**Request**:
Emit the data below verbatim, stripping out any pictures.

[Figure scripts]
################

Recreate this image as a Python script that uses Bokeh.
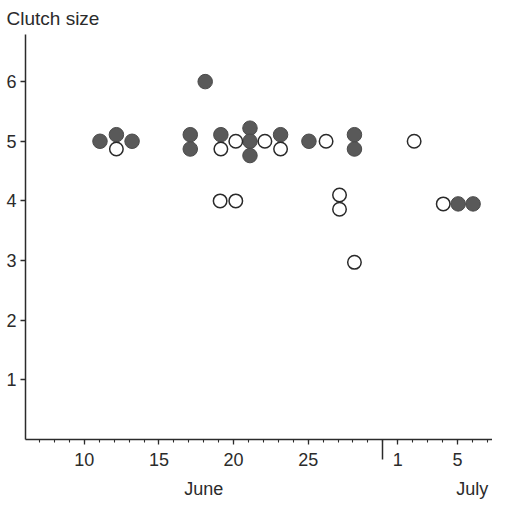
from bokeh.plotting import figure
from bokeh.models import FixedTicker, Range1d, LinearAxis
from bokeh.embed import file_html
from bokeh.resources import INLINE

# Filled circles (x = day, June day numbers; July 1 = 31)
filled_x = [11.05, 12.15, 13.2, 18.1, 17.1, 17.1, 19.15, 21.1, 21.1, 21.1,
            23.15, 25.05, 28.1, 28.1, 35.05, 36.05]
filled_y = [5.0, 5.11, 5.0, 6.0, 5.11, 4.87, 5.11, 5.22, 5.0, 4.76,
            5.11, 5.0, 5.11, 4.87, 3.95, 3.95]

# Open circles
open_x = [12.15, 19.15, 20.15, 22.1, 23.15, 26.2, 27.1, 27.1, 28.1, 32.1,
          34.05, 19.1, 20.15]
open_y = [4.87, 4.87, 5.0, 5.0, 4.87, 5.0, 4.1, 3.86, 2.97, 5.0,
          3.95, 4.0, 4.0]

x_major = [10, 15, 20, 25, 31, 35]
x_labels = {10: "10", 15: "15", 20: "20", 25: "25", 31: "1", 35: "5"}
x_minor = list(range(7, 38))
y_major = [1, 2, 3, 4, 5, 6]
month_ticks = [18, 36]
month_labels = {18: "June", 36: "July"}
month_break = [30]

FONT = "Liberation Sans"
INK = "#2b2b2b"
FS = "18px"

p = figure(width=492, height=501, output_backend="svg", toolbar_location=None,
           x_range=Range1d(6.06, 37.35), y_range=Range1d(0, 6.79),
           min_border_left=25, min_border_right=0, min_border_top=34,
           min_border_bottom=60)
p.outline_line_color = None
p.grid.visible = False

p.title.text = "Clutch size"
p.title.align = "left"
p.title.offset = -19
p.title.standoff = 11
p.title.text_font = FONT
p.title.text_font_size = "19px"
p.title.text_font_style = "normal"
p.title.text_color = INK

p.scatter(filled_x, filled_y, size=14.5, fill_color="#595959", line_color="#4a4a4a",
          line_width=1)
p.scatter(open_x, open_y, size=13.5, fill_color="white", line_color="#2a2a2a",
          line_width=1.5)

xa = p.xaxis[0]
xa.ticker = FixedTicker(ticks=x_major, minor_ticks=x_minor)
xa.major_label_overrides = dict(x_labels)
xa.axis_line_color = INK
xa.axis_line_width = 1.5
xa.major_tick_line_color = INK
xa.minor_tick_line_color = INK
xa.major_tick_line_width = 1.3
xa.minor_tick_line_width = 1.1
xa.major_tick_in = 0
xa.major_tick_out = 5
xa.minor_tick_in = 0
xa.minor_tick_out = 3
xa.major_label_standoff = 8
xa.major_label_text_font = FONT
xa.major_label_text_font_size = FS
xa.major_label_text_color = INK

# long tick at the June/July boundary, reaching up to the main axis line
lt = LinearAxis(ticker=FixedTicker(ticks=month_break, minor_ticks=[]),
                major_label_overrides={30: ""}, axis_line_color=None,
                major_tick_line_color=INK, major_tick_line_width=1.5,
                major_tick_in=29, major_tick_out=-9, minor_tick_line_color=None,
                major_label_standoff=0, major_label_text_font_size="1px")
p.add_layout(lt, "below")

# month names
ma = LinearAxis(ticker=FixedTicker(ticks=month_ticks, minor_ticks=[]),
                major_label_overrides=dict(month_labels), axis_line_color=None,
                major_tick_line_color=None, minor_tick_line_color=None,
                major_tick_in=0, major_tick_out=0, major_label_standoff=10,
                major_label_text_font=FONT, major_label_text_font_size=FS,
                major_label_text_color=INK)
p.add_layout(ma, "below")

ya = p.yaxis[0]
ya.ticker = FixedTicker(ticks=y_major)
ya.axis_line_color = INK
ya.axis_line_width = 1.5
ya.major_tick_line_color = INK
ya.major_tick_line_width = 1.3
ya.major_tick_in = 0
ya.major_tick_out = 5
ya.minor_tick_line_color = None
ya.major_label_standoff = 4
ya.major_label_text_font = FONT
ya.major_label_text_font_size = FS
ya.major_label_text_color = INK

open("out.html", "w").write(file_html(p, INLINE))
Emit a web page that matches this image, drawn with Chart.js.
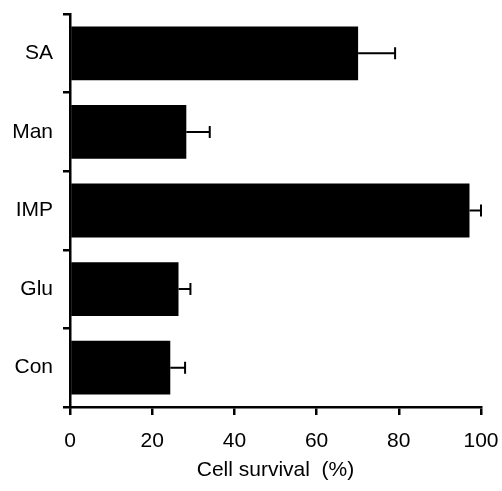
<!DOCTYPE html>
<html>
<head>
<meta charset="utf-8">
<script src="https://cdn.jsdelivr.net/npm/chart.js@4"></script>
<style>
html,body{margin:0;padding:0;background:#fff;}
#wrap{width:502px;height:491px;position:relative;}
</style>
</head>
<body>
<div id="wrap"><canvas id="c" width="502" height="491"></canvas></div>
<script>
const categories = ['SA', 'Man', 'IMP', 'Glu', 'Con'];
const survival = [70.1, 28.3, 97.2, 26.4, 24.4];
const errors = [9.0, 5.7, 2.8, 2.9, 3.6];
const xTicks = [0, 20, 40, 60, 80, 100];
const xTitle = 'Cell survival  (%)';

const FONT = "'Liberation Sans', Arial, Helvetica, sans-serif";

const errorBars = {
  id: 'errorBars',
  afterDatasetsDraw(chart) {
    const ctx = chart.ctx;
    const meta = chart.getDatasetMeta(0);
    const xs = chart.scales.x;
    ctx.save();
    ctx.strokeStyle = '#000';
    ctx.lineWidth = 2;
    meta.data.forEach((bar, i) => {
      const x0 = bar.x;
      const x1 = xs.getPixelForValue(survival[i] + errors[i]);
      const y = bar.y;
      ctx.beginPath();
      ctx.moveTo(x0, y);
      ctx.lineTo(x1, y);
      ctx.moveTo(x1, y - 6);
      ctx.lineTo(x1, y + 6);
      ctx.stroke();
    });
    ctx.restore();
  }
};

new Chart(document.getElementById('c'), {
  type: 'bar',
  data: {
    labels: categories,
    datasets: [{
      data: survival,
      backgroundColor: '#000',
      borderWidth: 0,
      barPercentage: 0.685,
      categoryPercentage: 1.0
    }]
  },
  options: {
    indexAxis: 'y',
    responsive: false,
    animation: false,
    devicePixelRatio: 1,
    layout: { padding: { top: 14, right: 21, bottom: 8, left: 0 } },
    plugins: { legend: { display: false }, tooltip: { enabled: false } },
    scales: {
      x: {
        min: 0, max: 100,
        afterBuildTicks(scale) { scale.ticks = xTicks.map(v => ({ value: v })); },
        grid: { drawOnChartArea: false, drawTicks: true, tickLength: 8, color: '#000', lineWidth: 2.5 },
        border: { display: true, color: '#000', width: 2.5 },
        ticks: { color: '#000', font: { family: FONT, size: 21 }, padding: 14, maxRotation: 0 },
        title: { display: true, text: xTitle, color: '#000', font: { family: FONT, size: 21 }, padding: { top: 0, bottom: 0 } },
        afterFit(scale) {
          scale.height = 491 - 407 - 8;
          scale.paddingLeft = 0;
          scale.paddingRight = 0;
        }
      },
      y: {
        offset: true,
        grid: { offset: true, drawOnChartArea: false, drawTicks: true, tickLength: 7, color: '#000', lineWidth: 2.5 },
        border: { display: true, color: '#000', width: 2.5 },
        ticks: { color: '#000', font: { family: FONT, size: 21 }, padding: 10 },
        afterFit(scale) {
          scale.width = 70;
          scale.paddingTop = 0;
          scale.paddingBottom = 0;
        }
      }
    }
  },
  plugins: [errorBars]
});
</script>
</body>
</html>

################

**Full solution**:
Recreate this image as a Python script that uses Bokeh.
from bokeh.plotting import figure
from bokeh.models import FixedTicker, Range1d, LinearAxis
from bokeh.embed import file_html
from bokeh.resources import INLINE

# Filled circles (x = day, June day numbers; July 1 = 31)
filled_x = [11.05, 12.15, 13.2, 18.1, 17.1, 17.1, 19.15, 21.1, 21.1, 21.1,
            23.15, 25.05, 28.1, 28.1, 35.05, 36.05]
filled_y = [5.0, 5.11, 5.0, 6.0, 5.11, 4.87, 5.11, 5.22, 5.0, 4.76,
            5.11, 5.0, 5.11, 4.87, 3.95, 3.95]

# Open circles
open_x = [12.15, 19.15, 20.15, 22.1, 23.15, 26.2, 27.1, 27.1, 28.1, 32.1,
          34.05, 19.1, 20.15]
open_y = [4.87, 4.87, 5.0, 5.0, 4.87, 5.0, 4.1, 3.86, 2.97, 5.0,
          3.95, 4.0, 4.0]

x_major = [10, 15, 20, 25, 31, 35]
x_labels = {10: "10", 15: "15", 20: "20", 25: "25", 31: "1", 35: "5"}
x_minor = list(range(7, 38))
y_major = [1, 2, 3, 4, 5, 6]
month_ticks = [18, 36]
month_labels = {18: "June", 36: "July"}
month_break = [30]

FONT = "Liberation Sans"
INK = "#2b2b2b"
FS = "18px"

p = figure(width=492, height=501, output_backend="svg", toolbar_location=None,
           x_range=Range1d(6.06, 37.35), y_range=Range1d(0, 6.79),
           min_border_left=25, min_border_right=0, min_border_top=34,
           min_border_bottom=60)
p.outline_line_color = None
p.grid.visible = False

p.title.text = "Clutch size"
p.title.align = "left"
p.title.offset = -19
p.title.standoff = 11
p.title.text_font = FONT
p.title.text_font_size = "19px"
p.title.text_font_style = "normal"
p.title.text_color = INK

p.scatter(filled_x, filled_y, size=14.5, fill_color="#595959", line_color="#4a4a4a",
          line_width=1)
p.scatter(open_x, open_y, size=13.5, fill_color="white", line_color="#2a2a2a",
          line_width=1.5)

xa = p.xaxis[0]
xa.ticker = FixedTicker(ticks=x_major, minor_ticks=x_minor)
xa.major_label_overrides = dict(x_labels)
xa.axis_line_color = INK
xa.axis_line_width = 1.5
xa.major_tick_line_color = INK
xa.minor_tick_line_color = INK
xa.major_tick_line_width = 1.3
xa.minor_tick_line_width = 1.1
xa.major_tick_in = 0
xa.major_tick_out = 5
xa.minor_tick_in = 0
xa.minor_tick_out = 3
xa.major_label_standoff = 8
xa.major_label_text_font = FONT
xa.major_label_text_font_size = FS
xa.major_label_text_color = INK

# long tick at the June/July boundary, reaching up to the main axis line
lt = LinearAxis(ticker=FixedTicker(ticks=month_break, minor_ticks=[]),
                major_label_overrides={30: ""}, axis_line_color=None,
                major_tick_line_color=INK, major_tick_line_width=1.5,
                major_tick_in=29, major_tick_out=-9, minor_tick_line_color=None,
                major_label_standoff=0, major_label_text_font_size="1px")
p.add_layout(lt, "below")

# month names
ma = LinearAxis(ticker=FixedTicker(ticks=month_ticks, minor_ticks=[]),
                major_label_overrides=dict(month_labels), axis_line_color=None,
                major_tick_line_color=None, minor_tick_line_color=None,
                major_tick_in=0, major_tick_out=0, major_label_standoff=10,
                major_label_text_font=FONT, major_label_text_font_size=FS,
                major_label_text_color=INK)
p.add_layout(ma, "below")

ya = p.yaxis[0]
ya.ticker = FixedTicker(ticks=y_major)
ya.axis_line_color = INK
ya.axis_line_width = 1.5
ya.major_tick_line_color = INK
ya.major_tick_line_width = 1.3
ya.major_tick_in = 0
ya.major_tick_out = 5
ya.minor_tick_line_color = None
ya.major_label_standoff = 4
ya.major_label_text_font = FONT
ya.major_label_text_font_size = FS
ya.major_label_text_color = INK

open("out.html", "w").write(file_html(p, INLINE))
Emit a web page that matches this image, drawn with Chart.js.
<!DOCTYPE html>
<html>
<head>
<meta charset="utf-8">
<script src="https://cdn.jsdelivr.net/npm/chart.js@4"></script>
<style>
html,body{margin:0;padding:0;background:#fff;}
#wrap{width:502px;height:491px;position:relative;}
</style>
</head>
<body>
<div id="wrap"><canvas id="c" width="502" height="491"></canvas></div>
<script>
const categories = ['SA', 'Man', 'IMP', 'Glu', 'Con'];
const survival = [70.1, 28.3, 97.2, 26.4, 24.4];
const errors = [9.0, 5.7, 2.8, 2.9, 3.6];
const xTicks = [0, 20, 40, 60, 80, 100];
const xTitle = 'Cell survival  (%)';

const FONT = "'Liberation Sans', Arial, Helvetica, sans-serif";

const errorBars = {
  id: 'errorBars',
  afterDatasetsDraw(chart) {
    const ctx = chart.ctx;
    const meta = chart.getDatasetMeta(0);
    const xs = chart.scales.x;
    ctx.save();
    ctx.strokeStyle = '#000';
    ctx.lineWidth = 2;
    meta.data.forEach((bar, i) => {
      const x0 = bar.x;
      const x1 = xs.getPixelForValue(survival[i] + errors[i]);
      const y = bar.y;
      ctx.beginPath();
      ctx.moveTo(x0, y);
      ctx.lineTo(x1, y);
      ctx.moveTo(x1, y - 6);
      ctx.lineTo(x1, y + 6);
      ctx.stroke();
    });
    ctx.restore();
  }
};

new Chart(document.getElementById('c'), {
  type: 'bar',
  data: {
    labels: categories,
    datasets: [{
      data: survival,
      backgroundColor: '#000',
      borderWidth: 0,
      barPercentage: 0.685,
      categoryPercentage: 1.0
    }]
  },
  options: {
    indexAxis: 'y',
    responsive: false,
    animation: false,
    devicePixelRatio: 1,
    layout: { padding: { top: 14, right: 21, bottom: 8, left: 0 } },
    plugins: { legend: { display: false }, tooltip: { enabled: false } },
    scales: {
      x: {
        min: 0, max: 100,
        afterBuildTicks(scale) { scale.ticks = xTicks.map(v => ({ value: v })); },
        grid: { drawOnChartArea: false, drawTicks: true, tickLength: 8, color: '#000', lineWidth: 2.5 },
        border: { display: true, color: '#000', width: 2.5 },
        ticks: { color: '#000', font: { family: FONT, size: 21 }, padding: 14, maxRotation: 0 },
        title: { display: true, text: xTitle, color: '#000', font: { family: FONT, size: 21 }, padding: { top: 0, bottom: 0 } },
        afterFit(scale) {
          scale.height = 491 - 407 - 8;
          scale.paddingLeft = 0;
          scale.paddingRight = 0;
        }
      },
      y: {
        offset: true,
        grid: { offset: true, drawOnChartArea: false, drawTicks: true, tickLength: 7, color: '#000', lineWidth: 2.5 },
        border: { display: true, color: '#000', width: 2.5 },
        ticks: { color: '#000', font: { family: FONT, size: 21 }, padding: 10 },
        afterFit(scale) {
          scale.width = 70;
          scale.paddingTop = 0;
          scale.paddingBottom = 0;
        }
      }
    }
  },
  plugins: [errorBars]
});
</script>
</body>
</html>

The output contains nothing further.